Source data start
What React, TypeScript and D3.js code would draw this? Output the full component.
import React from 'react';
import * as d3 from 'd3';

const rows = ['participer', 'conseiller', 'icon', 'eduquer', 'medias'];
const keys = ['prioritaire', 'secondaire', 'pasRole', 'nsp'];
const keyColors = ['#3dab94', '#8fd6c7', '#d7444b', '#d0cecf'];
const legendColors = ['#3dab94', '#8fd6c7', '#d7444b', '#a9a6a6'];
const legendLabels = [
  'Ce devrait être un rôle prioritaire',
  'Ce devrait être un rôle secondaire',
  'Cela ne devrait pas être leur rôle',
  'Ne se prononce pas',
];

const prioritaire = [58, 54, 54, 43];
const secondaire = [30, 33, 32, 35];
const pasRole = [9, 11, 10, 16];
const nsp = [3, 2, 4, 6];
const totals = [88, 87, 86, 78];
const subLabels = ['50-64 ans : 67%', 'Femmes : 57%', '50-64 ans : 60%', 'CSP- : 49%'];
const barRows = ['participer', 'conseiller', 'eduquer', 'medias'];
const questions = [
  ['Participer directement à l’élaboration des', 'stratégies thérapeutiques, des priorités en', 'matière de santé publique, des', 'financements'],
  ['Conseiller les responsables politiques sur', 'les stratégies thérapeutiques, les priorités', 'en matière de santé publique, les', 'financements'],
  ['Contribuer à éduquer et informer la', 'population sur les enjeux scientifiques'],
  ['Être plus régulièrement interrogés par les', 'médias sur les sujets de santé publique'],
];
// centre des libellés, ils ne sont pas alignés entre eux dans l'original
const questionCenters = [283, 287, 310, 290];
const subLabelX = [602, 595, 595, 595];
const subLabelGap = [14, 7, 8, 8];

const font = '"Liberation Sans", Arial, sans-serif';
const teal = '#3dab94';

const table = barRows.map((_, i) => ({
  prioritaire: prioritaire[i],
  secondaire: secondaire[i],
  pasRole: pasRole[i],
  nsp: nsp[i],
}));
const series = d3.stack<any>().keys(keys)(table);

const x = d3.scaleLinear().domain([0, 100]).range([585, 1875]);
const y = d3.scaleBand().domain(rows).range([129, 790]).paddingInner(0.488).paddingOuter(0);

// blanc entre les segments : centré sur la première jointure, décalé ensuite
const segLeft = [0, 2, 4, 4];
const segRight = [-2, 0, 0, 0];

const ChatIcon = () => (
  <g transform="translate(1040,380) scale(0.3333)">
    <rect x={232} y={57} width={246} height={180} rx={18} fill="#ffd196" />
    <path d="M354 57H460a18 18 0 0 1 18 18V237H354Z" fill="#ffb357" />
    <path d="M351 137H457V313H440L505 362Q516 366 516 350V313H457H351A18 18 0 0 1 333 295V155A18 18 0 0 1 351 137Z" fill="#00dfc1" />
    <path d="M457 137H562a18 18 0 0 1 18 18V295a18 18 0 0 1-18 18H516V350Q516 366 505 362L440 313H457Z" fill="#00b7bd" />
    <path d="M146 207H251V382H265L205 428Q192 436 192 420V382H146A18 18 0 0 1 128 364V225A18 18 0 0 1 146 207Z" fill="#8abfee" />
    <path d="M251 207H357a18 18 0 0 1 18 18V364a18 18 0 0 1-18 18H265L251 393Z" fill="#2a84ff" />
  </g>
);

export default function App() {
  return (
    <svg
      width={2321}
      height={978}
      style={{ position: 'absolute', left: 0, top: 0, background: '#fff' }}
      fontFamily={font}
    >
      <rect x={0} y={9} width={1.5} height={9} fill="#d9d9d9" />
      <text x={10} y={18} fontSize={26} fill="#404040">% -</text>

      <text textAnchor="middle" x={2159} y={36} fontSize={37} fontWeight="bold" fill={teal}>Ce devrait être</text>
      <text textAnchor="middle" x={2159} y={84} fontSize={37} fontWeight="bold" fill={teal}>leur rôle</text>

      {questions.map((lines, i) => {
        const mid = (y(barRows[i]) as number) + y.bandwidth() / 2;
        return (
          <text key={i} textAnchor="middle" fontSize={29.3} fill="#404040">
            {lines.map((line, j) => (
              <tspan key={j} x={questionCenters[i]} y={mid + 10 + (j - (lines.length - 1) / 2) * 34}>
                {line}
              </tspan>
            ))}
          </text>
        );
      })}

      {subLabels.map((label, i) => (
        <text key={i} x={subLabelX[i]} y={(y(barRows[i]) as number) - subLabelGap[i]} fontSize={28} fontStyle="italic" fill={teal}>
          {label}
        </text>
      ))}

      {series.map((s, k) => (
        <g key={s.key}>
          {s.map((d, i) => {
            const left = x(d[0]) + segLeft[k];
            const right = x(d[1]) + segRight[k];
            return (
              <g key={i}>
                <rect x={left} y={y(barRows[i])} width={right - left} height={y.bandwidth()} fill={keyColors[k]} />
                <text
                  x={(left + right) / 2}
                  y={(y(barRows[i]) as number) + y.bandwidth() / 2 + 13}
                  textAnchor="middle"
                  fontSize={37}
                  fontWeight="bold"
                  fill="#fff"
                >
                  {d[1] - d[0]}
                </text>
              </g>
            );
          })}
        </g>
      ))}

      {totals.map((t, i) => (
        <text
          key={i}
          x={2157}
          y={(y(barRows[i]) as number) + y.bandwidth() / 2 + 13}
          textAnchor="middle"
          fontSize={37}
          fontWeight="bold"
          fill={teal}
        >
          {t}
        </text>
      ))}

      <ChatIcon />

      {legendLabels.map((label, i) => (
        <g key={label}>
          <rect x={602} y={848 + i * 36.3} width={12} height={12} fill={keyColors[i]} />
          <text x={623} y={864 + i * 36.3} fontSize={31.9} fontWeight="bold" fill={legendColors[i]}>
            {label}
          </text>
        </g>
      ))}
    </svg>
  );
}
Source data end
Exercise requirements: Word for word, write out the data.

Task response:
What React, TypeScript and D3.js code would draw this? Output the full component.
import React from 'react';
import * as d3 from 'd3';

const rows = ['participer', 'conseiller', 'icon', 'eduquer', 'medias'];
const keys = ['prioritaire', 'secondaire', 'pasRole', 'nsp'];
const keyColors = ['#3dab94', '#8fd6c7', '#d7444b', '#d0cecf'];
const legendColors = ['#3dab94', '#8fd6c7', '#d7444b', '#a9a6a6'];
const legendLabels = [
  'Ce devrait être un rôle prioritaire',
  'Ce devrait être un rôle secondaire',
  'Cela ne devrait pas être leur rôle',
  'Ne se prononce pas',
];

const prioritaire = [58, 54, 54, 43];
const secondaire = [30, 33, 32, 35];
const pasRole = [9, 11, 10, 16];
const nsp = [3, 2, 4, 6];
const totals = [88, 87, 86, 78];
const subLabels = ['50-64 ans : 67%', 'Femmes : 57%', '50-64 ans : 60%', 'CSP- : 49%'];
const barRows = ['participer', 'conseiller', 'eduquer', 'medias'];
const questions = [
  ['Participer directement à l’élaboration des', 'stratégies thérapeutiques, des priorités en', 'matière de santé publique, des', 'financements'],
  ['Conseiller les responsables politiques sur', 'les stratégies thérapeutiques, les priorités', 'en matière de santé publique, les', 'financements'],
  ['Contribuer à éduquer et informer la', 'population sur les enjeux scientifiques'],
  ['Être plus régulièrement interrogés par les', 'médias sur les sujets de santé publique'],
];
// centre des libellés, ils ne sont pas alignés entre eux dans l'original
const questionCenters = [283, 287, 310, 290];
const subLabelX = [602, 595, 595, 595];
const subLabelGap = [14, 7, 8, 8];

const font = '"Liberation Sans", Arial, sans-serif';
const teal = '#3dab94';

const table = barRows.map((_, i) => ({
  prioritaire: prioritaire[i],
  secondaire: secondaire[i],
  pasRole: pasRole[i],
  nsp: nsp[i],
}));
const series = d3.stack<any>().keys(keys)(table);

const x = d3.scaleLinear().domain([0, 100]).range([585, 1875]);
const y = d3.scaleBand().domain(rows).range([129, 790]).paddingInner(0.488).paddingOuter(0);

// blanc entre les segments : centré sur la première jointure, décalé ensuite
const segLeft = [0, 2, 4, 4];
const segRight = [-2, 0, 0, 0];

const ChatIcon = () => (
  <g transform="translate(1040,380) scale(0.3333)">
    <rect x={232} y={57} width={246} height={180} rx={18} fill="#ffd196" />
    <path d="M354 57H460a18 18 0 0 1 18 18V237H354Z" fill="#ffb357" />
    <path d="M351 137H457V313H440L505 362Q516 366 516 350V313H457H351A18 18 0 0 1 333 295V155A18 18 0 0 1 351 137Z" fill="#00dfc1" />
    <path d="M457 137H562a18 18 0 0 1 18 18V295a18 18 0 0 1-18 18H516V350Q516 366 505 362L440 313H457Z" fill="#00b7bd" />
    <path d="M146 207H251V382H265L205 428Q192 436 192 420V382H146A18 18 0 0 1 128 364V225A18 18 0 0 1 146 207Z" fill="#8abfee" />
    <path d="M251 207H357a18 18 0 0 1 18 18V364a18 18 0 0 1-18 18H265L251 393Z" fill="#2a84ff" />
  </g>
);

export default function App() {
  return (
    <svg
      width={2321}
      height={978}
      style={{ position: 'absolute', left: 0, top: 0, background: '#fff' }}
      fontFamily={font}
    >
      <rect x={0} y={9} width={1.5} height={9} fill="#d9d9d9" />
      <text x={10} y={18} fontSize={26} fill="#404040">% -</text>

      <text textAnchor="middle" x={2159} y={36} fontSize={37} fontWeight="bold" fill={teal}>Ce devrait être</text>
      <text textAnchor="middle" x={2159} y={84} fontSize={37} fontWeight="bold" fill={teal}>leur rôle</text>

      {questions.map((lines, i) => {
        const mid = (y(barRows[i]) as number) + y.bandwidth() / 2;
        return (
          <text key={i} textAnchor="middle" fontSize={29.3} fill="#404040">
            {lines.map((line, j) => (
              <tspan key={j} x={questionCenters[i]} y={mid + 10 + (j - (lines.length - 1) / 2) * 34}>
                {line}
              </tspan>
            ))}
          </text>
        );
      })}

      {subLabels.map((label, i) => (
        <text key={i} x={subLabelX[i]} y={(y(barRows[i]) as number) - subLabelGap[i]} fontSize={28} fontStyle="italic" fill={teal}>
          {label}
        </text>
      ))}

      {series.map((s, k) => (
        <g key={s.key}>
          {s.map((d, i) => {
            const left = x(d[0]) + segLeft[k];
            const right = x(d[1]) + segRight[k];
            return (
              <g key={i}>
                <rect x={left} y={y(barRows[i])} width={right - left} height={y.bandwidth()} fill={keyColors[k]} />
                <text
                  x={(left + right) / 2}
                  y={(y(barRows[i]) as number) + y.bandwidth() / 2 + 13}
                  textAnchor="middle"
                  fontSize={37}
                  fontWeight="bold"
                  fill="#fff"
                >
                  {d[1] - d[0]}
                </text>
              </g>
            );
          })}
        </g>
      ))}

      {totals.map((t, i) => (
        <text
          key={i}
          x={2157}
          y={(y(barRows[i]) as number) + y.bandwidth() / 2 + 13}
          textAnchor="middle"
          fontSize={37}
          fontWeight="bold"
          fill={teal}
        >
          {t}
        </text>
      ))}

      <ChatIcon />

      {legendLabels.map((label, i) => (
        <g key={label}>
          <rect x={602} y={848 + i * 36.3} width={12} height={12} fill={keyColors[i]} />
          <text x={623} y={864 + i * 36.3} fontSize={31.9} fontWeight="bold" fill={legendColors[i]}>
            {label}
          </text>
        </g>
      ))}
    </svg>
  );
}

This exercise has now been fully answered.